Calculated Al concentrations (wt.%) in α phase at the different heat treatment temperatures

Effects of α and α′ Plate Thickness on Hardness

The plate thickness of the α′ and α plates in the α + β lamellae produced when cooled at rates of 1, 10, and 50 °C/s and via WQ was measured before and after aging (Fig. 13a). Specifically, only the α plates in α + β lamellae were measured for cooling at 1 and 10 °C/s during solution treatment, both the α and α′ plates were measured for cooling at 50 °C/s, and only the α′ plates were measured for WQ. Cooling at 10 °C/s leads to thinner α plates in the solution treatment compared to 1 °C/s, while cooling at 50 °C/s leads to thinner α and α′ plates compared to both 1 and 10 °C/s. WQ, the fastest cooling, leads to the thinnest α′ plates.

Fig. 13

(a) α or α′ plate thickness and (b) Vickers hardness before and after aging with different cooling rates of solution treatment

The α plates observed after aging have become coarser and/or were precipitated from α′. Slower cooling rates in the solution treatment lead to thicker α plates, where aging of the specimens cooled at 1 and 10 °C/s leads to coarsening of the α plates formed during cooling, resulting in significant increase in thickness. However, the specimens cooled at 50 °C/s and via WQ exhibit a minimal change in thickness after aging because the fine α plates are precipitated from α′.

The hardness (HV) of the specimens before and after aging increases with faster cooling (Fig. 13b). Specifically, the specimen cooled at 10 °C/s exhibits a higher hardness than the specimen cooled at 1 °C/s because thinner α plates are formed when cooled at 10 °C/s. Unlike cooling at 1 and 10 °C/s, the specimens cooled at 50 °C/s and via WQ form α′, which lead to a significant increase in hardness. The fraction of α′ in the WQ sample is higher, thereby leading to a higher hardness value.

The hardness of all specimens increases after aging, where higher hardness values are obtained as the cooling rate of the solution treatment increases. Aging of the specimens cooled at 1 and 10 °C/s leads to a slight increase in hardness just because of the precipitation of Ti₃Al inside the α phase (Ref 11). However, aging of the specimens cooled at 50 °C/s and via WQ leads to a substantial increase in hardness due to the precipitation of fine α from α′ in addition to the precipitation of Ti₃Al. Therefore, the highest hardness value after aging is obtained with WQ in the solution treatment process.

Conclusions

The microstructure and hardness of a Ti-6Al-4V alloy sample with a similar size to an aerospace fan disk component were analyzed according to various position-dependent cooling rates (1, 10, and 50 °C/s, and WQ) during STA processing.
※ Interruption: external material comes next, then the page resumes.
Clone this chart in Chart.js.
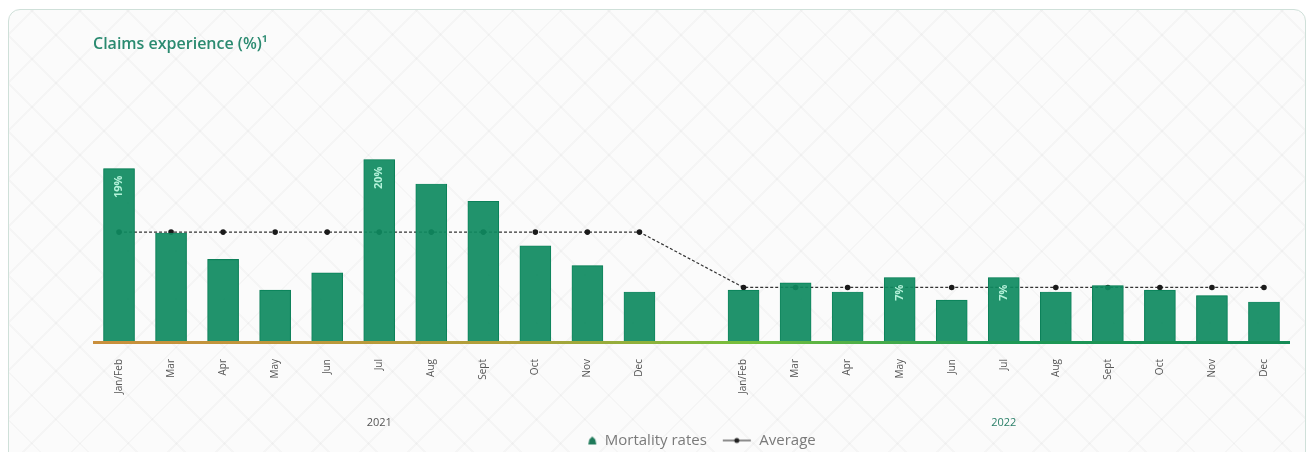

The following conclusions were obtained:

1. 1.

   WQ in the solution treatment allows for retention of the globular primary α phase, and transformation of β to α′. Controlled cooling (1, 10, and 50 °C/s) slower than WQ leads to coarsening of the globular α and transformation β to α + β lamellae (In the case of 50 °C/s, β is partially transformed to α′.). Thicker lamellar plates are formed at slower cooling rates.

2. 2.

   Aging of the specimens cooled via WQ and at 50 °C/s leads to the transformation of α′ to fine α + β lamellae. The lamellar plate already formed during cooling at 1, 10, and 50 °C/s in solution treatment becomes coarser during aging, which is more apparent at slower cooling rates. Ti₃Al is precipitated from α in all specimens regardless of the cooling conditions.

3. 3.

   Faster cooling at the end of solution treatment leads to higher hardness values due to the formation of thinner α plates and/or a higher α′ fraction. Aging of the specimens cooled via WQ and at 50 °C/s leads to a rapid increase in hardness due to the precipitation of both fine α plates and Ti₃Al. However, aging of the specimens cooled at 1 and 10 °C/s leads to a slight increase in hardness only due to Ti₃Al precipitation.